Objective
Print the listing from its top line through the line containing "import math", nothing more, and leave out the pictures.
+===+
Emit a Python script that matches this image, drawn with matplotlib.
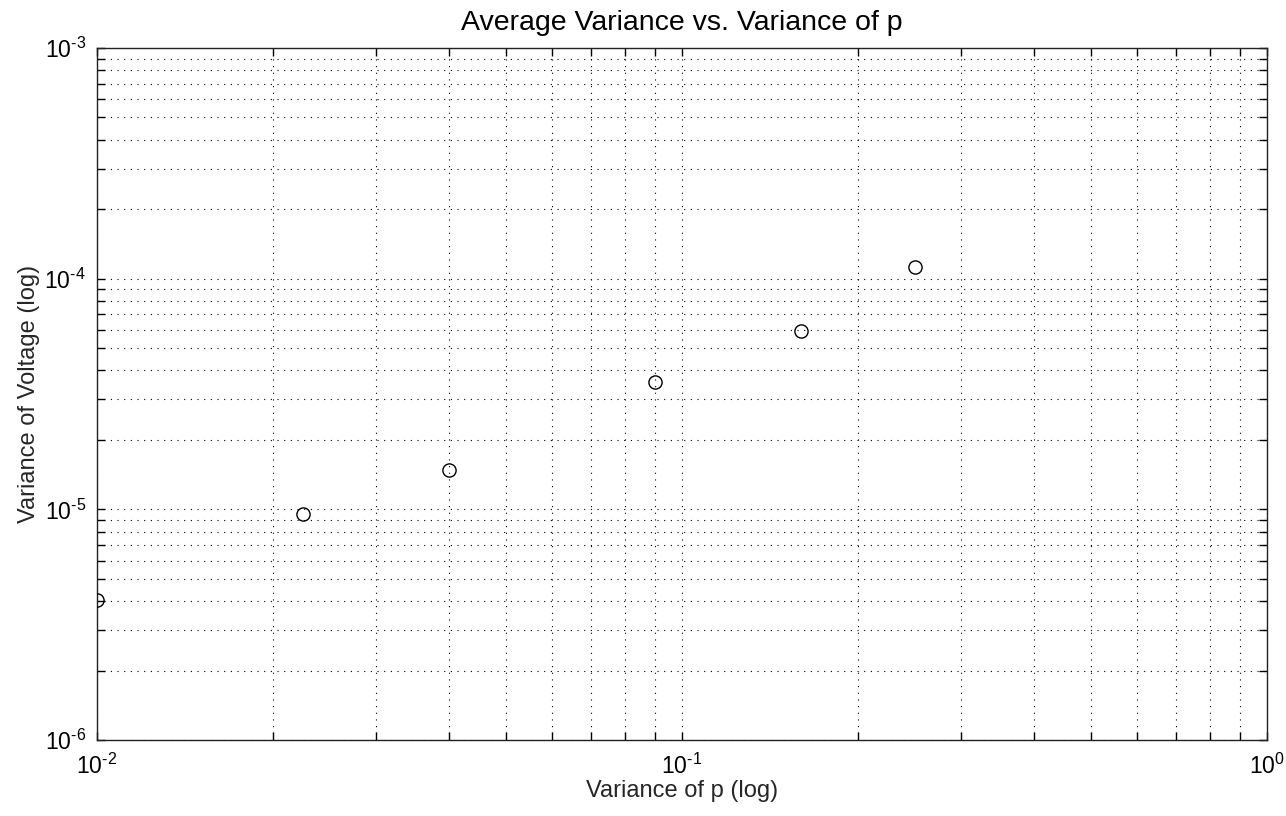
import matplotlib
matplotlib.use("Agg")
import matplotlib.pyplot as plt
from matplotlib.ticker import LogLocator, NullFormatter, FuncFormatter
import math

plt.rcParams['font.family'] = ['Liberation Sans', 'DejaVu Sans']
plt.rcParams['mathtext.fontset'] = 'custom'
plt.rcParams['mathtext.rm'] = 'Liberation Sans'
plt.rcParams['mathtext.default'] = 'regular'

# Variance of p and resulting average voltage variance
var_p = [0.01, 0.0225, 0.04, 0.09, 0.16, 0.25]
var_v = [4.05e-6, 9.5e-6, 1.48e-5, 3.55e-5, 5.95e-5, 1.12e-4]

fig = plt.figure(figsize=(12.86, 8.16), dpi=100)
ax = fig.add_axes([97/1286, 76/816, 1170/1286, 692/816])

ax.loglog(var_p, var_v, linestyle='none', marker='o', markersize=9.5,
          markerfacecolor='none', markeredgecolor='black', markeredgewidth=1.0,
          zorder=3)

ax.set_xlim(1e-2, 1e0)
ax.set_ylim(1e-6, 1e-3)


def pow10(val, pos):
    e = int(round(math.log10(val)))
    sign = r'\text{-}' if e < 0 else ''
    return r'$10^{%s%d}$' % (sign, abs(e))


for axis in (ax.xaxis, ax.yaxis):
    axis.set_major_locator(LogLocator(base=10, numticks=10))
    axis.set_minor_locator(LogLocator(base=10, subs=range(2, 10), numticks=20))
    axis.set_major_formatter(FuncFormatter(pow10))
    axis.set_minor_formatter(NullFormatter())

grid_style = dict(color='black', linestyle=(0, (1, 5)), linewidth=0.8)
ax.grid(True, which='major', **grid_style)
ax.grid(True, which='minor', **grid_style)
ax.set_axisbelow(True)

ax.tick_params(which='both', direction='in', top=True, right=True,
               labelsize=16.5, colors='black', length=5.5, width=1.0)
ax.tick_params(axis='x', pad=10)
ax.tick_params(axis='y', pad=8)

for s in ax.spines.values():
    s.set_linewidth(1.0)
    s.set_color('#222222')

ax.set_title('Average Variance vs. Variance of p', fontsize=20.5, pad=13)
ax.set_xlabel('Variance of p (log)', fontsize=17, color='#262626', labelpad=1)
ax.set_ylabel('Variance of Voltage (log)', fontsize=17, color='#262626', labelpad=3)

fig.savefig('out.png', dpi=100)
+===+
Response to this task
Emit a Python script that matches this image, drawn with matplotlib.
import matplotlib
matplotlib.use("Agg")
import matplotlib.pyplot as plt
from matplotlib.ticker import LogLocator, NullFormatter, FuncFormatter
import math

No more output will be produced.